Traditional favorites from Promitor’s renowned culinary scene were passed over, including a dish from three-time Insitor Cooperative champion Chef Marina Umami, who presented a “mere” farm-to-table feast showcasing actual cooking techniques. “I don’t understand,” Umami said, staring at her unused spice rack. “They didn’t even heat the meat. They just cut it into platonic solids.”
Frentic Industries’ winning combination featured their Quality Meat Meal [MEA], precision-cut into various geometric shapes using AI-optimized algorithms, paired with their Smart Zinfandel [WIN]. The wine, advertised as “the thinking person’s drink,” reportedly helped convince judges of the meal’s brilliance through what some critics are calling “quantum entanglement of taste buds and cognitive enhancement.”
“The Smart Zinfandel’s AI-crafted bouquet clearly influences the meat’s fourth-dimensional flavor profile,” slurred one judge while attempting to solve complex equations on a wine-stained napkin. “Also, I’ve just proven that spaghetti can theoretically be straight if you observe it from the right quantum state.”

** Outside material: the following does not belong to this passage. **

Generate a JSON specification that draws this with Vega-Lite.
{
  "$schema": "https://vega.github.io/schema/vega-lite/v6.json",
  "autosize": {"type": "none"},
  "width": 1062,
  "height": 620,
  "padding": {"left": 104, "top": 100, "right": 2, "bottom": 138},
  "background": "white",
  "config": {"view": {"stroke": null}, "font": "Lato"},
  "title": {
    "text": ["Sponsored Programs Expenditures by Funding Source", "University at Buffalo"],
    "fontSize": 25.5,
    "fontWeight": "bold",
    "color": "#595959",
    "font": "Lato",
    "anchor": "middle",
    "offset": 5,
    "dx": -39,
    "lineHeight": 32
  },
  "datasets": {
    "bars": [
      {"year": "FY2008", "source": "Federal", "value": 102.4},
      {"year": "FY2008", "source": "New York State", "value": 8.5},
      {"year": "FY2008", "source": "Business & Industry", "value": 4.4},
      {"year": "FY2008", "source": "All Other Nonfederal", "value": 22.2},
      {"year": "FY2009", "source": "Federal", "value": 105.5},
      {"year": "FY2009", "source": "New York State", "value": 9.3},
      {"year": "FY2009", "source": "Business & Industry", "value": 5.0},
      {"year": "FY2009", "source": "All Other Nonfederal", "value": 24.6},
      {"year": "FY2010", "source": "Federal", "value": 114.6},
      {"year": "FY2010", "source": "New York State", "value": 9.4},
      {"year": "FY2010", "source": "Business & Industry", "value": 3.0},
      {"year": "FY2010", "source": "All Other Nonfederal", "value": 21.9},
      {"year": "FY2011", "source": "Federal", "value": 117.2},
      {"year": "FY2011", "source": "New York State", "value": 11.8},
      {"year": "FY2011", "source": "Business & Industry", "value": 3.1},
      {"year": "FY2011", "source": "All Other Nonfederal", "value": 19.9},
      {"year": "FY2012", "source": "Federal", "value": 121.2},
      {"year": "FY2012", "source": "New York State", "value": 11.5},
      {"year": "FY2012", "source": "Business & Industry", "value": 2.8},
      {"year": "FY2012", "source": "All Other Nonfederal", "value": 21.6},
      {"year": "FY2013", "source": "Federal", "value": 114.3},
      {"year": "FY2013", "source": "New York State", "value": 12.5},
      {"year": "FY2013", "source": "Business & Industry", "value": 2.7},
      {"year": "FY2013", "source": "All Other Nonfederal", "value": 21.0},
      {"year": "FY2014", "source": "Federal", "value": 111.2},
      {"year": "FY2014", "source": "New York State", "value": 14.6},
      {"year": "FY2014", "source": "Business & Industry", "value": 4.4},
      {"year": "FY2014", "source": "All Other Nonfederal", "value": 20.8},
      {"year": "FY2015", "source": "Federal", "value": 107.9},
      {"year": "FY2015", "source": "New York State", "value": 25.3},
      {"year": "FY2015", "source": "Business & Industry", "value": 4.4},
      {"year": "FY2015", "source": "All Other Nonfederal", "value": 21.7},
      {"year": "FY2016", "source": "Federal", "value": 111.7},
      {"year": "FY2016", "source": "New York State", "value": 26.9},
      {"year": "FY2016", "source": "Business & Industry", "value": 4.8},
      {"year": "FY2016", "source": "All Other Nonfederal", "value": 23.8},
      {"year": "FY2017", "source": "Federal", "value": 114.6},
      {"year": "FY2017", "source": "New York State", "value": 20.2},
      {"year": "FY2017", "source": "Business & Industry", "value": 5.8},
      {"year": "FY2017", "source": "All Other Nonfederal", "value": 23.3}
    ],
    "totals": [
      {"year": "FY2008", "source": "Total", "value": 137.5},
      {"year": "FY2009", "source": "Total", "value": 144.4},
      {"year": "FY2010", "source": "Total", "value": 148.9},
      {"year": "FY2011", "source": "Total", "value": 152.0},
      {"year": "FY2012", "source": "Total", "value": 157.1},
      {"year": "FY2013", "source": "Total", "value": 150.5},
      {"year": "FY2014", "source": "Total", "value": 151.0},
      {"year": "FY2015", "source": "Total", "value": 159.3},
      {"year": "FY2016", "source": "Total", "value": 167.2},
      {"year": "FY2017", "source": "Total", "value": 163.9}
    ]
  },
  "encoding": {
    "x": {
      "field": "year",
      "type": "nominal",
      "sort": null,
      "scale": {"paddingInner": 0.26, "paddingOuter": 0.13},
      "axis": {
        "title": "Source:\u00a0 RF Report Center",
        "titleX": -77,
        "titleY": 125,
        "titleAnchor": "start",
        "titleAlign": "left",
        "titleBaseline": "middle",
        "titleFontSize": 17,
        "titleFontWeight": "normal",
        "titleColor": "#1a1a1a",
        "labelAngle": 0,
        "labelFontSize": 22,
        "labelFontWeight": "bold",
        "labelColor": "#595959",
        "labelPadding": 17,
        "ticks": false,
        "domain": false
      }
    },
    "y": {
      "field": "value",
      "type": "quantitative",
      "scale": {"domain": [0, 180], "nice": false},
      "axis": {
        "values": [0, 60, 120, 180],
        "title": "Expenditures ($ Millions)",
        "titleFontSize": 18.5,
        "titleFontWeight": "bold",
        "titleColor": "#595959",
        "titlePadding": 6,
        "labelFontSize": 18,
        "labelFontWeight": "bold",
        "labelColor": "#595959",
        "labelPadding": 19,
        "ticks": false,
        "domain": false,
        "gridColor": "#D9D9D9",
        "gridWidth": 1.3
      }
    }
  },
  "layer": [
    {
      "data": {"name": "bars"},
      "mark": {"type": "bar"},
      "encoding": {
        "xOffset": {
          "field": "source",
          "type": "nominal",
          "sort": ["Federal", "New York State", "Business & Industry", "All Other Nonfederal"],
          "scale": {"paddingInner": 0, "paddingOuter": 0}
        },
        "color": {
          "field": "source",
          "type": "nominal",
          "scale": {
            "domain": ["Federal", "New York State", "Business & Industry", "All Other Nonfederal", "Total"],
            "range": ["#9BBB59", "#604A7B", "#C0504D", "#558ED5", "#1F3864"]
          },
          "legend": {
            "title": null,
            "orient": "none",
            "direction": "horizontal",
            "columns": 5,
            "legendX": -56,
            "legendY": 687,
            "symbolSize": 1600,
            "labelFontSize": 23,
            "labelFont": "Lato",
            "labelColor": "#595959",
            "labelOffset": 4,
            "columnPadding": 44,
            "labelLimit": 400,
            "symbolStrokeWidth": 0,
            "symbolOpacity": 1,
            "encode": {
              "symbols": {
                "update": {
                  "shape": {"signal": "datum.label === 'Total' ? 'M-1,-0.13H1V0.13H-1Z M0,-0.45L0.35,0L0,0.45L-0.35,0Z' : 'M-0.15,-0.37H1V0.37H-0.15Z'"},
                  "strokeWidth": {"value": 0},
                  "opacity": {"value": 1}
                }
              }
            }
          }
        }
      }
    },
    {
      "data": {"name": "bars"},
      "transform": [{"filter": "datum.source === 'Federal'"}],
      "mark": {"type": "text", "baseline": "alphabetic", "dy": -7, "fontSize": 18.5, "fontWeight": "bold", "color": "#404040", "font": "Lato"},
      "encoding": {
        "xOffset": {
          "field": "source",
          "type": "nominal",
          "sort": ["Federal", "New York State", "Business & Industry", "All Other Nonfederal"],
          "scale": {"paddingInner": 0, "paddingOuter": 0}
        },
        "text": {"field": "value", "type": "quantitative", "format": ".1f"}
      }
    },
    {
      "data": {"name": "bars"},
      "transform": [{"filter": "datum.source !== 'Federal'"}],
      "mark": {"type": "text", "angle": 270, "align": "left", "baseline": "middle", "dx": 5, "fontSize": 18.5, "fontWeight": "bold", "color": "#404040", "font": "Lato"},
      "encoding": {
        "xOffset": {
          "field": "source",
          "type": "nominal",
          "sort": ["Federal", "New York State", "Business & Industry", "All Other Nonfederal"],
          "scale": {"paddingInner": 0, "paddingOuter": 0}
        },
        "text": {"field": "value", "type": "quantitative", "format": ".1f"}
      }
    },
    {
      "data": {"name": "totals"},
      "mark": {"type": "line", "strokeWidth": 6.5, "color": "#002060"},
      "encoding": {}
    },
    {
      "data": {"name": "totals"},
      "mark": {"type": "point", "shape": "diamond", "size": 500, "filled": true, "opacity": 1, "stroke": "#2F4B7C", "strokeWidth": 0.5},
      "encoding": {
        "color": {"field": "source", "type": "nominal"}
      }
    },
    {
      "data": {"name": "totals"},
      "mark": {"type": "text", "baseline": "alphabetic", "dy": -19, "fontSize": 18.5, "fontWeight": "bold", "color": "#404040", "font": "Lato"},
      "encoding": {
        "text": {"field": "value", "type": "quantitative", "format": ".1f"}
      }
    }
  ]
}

The decision has sparked debate across the galaxy, with culinary traditionalists crying foul. Notable absent competitor EatTacos88, reached via quantum comm-link at his self-imposed exile following the legendary Taco Tuesday Incident, simply responded: “At least when I slaughtered pioneers in front of my food truck, people could taste the difference.”
CIM officials defended hosting the competition on Katoa, despite the planet’s notorious reputation for being culinarily challenged. “We believe our complete lack of food culture made us the perfect neutral ground for such a prestigious event,” stated one CIM representative while eating a standard-issue nutrient cube.
Frentic Industries’ CEO, known simply as Frentic, accepted the award by presenting a detailed PowerPoint presentation on the hypercubic nature of their meat preparation process. The presentation was immediately peer-reviewed and accepted for publication in “Theoretical Taste: A Journal of Quantum Cuisine.”
When asked about plans for next year’s competition, organizers hinted at possible venue changes, with rumors suggesting The Insitor Cooperative’s Promitor might host—provided they can upgrade their restaurants to include quantum spectrometers and AI wine sommeliers.